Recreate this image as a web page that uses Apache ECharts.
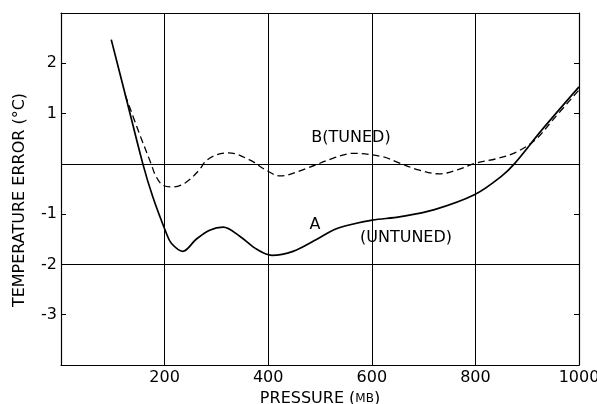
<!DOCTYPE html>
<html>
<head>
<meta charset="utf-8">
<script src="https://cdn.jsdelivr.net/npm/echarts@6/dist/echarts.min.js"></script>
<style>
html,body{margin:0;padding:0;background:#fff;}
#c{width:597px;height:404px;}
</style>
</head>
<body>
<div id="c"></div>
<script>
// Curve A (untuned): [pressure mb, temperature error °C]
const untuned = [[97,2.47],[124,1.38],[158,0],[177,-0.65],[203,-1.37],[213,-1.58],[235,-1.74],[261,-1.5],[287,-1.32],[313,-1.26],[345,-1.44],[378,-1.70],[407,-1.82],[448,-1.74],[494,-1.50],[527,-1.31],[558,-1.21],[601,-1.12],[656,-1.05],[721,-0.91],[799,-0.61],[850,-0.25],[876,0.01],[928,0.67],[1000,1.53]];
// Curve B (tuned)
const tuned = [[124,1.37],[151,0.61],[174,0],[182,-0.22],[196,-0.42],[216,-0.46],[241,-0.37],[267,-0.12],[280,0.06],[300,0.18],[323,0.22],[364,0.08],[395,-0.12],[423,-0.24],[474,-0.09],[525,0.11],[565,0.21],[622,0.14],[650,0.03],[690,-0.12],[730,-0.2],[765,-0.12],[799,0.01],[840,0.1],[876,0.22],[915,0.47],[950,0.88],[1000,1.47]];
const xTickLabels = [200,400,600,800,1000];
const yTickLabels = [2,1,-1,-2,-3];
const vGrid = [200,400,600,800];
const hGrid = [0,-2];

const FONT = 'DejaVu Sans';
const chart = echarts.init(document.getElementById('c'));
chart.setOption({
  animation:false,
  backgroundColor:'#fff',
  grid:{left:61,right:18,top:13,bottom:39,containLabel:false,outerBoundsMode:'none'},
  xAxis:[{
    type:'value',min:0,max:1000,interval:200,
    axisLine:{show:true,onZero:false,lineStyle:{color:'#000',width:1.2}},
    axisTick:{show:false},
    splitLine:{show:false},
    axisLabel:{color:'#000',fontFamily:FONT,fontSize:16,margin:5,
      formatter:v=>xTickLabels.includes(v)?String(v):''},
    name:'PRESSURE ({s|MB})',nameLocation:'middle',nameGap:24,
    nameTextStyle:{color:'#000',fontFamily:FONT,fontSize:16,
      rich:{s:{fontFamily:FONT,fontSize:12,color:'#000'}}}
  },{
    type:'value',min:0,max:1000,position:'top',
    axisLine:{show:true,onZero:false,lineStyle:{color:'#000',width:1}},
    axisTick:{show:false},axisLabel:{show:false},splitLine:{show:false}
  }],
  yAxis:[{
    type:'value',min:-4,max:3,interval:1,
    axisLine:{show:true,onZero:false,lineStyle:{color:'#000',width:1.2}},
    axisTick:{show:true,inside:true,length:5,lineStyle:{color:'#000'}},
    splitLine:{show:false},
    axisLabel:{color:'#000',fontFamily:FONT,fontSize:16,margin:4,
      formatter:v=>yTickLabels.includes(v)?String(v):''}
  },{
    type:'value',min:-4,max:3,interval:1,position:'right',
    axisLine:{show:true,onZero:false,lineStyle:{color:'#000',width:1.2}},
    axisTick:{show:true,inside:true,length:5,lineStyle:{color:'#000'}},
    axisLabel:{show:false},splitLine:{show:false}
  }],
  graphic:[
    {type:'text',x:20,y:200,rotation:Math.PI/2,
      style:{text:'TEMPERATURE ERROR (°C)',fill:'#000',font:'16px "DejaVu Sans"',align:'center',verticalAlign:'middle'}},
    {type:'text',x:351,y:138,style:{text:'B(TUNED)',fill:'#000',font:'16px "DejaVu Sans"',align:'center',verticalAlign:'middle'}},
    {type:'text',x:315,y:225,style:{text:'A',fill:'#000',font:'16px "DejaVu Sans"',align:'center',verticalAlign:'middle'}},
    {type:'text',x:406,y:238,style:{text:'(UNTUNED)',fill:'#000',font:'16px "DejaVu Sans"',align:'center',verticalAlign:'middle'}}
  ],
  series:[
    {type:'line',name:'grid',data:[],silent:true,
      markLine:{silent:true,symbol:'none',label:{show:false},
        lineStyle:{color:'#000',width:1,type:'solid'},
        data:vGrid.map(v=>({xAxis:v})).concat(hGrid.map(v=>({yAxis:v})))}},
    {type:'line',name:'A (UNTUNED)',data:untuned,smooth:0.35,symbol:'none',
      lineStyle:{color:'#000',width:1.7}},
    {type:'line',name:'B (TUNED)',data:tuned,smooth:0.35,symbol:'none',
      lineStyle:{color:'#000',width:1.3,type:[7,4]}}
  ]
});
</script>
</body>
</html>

Task description:
Write out again exactly the lines from the start of the data above through the line containing "const hGrid = [0,-2];", inclusive, excluding any pictures.

Answer to the problem:
Recreate this image as a web page that uses Apache ECharts.
<!DOCTYPE html>
<html>
<head>
<meta charset="utf-8">
<script src="https://cdn.jsdelivr.net/npm/echarts@6/dist/echarts.min.js"></script>
<style>
html,body{margin:0;padding:0;background:#fff;}
#c{width:597px;height:404px;}
</style>
</head>
<body>
<div id="c"></div>
<script>
// Curve A (untuned): [pressure mb, temperature error °C]
const untuned = [[97,2.47],[124,1.38],[158,0],[177,-0.65],[203,-1.37],[213,-1.58],[235,-1.74],[261,-1.5],[287,-1.32],[313,-1.26],[345,-1.44],[378,-1.70],[407,-1.82],[448,-1.74],[494,-1.50],[527,-1.31],[558,-1.21],[601,-1.12],[656,-1.05],[721,-0.91],[799,-0.61],[850,-0.25],[876,0.01],[928,0.67],[1000,1.53]];
// Curve B (tuned)
const tuned = [[124,1.37],[151,0.61],[174,0],[182,-0.22],[196,-0.42],[216,-0.46],[241,-0.37],[267,-0.12],[280,0.06],[300,0.18],[323,0.22],[364,0.08],[395,-0.12],[423,-0.24],[474,-0.09],[525,0.11],[565,0.21],[622,0.14],[650,0.03],[690,-0.12],[730,-0.2],[765,-0.12],[799,0.01],[840,0.1],[876,0.22],[915,0.47],[950,0.88],[1000,1.47]];
const xTickLabels = [200,400,600,800,1000];
const yTickLabels = [2,1,-1,-2,-3];
const vGrid = [200,400,600,800];
const hGrid = [0,-2];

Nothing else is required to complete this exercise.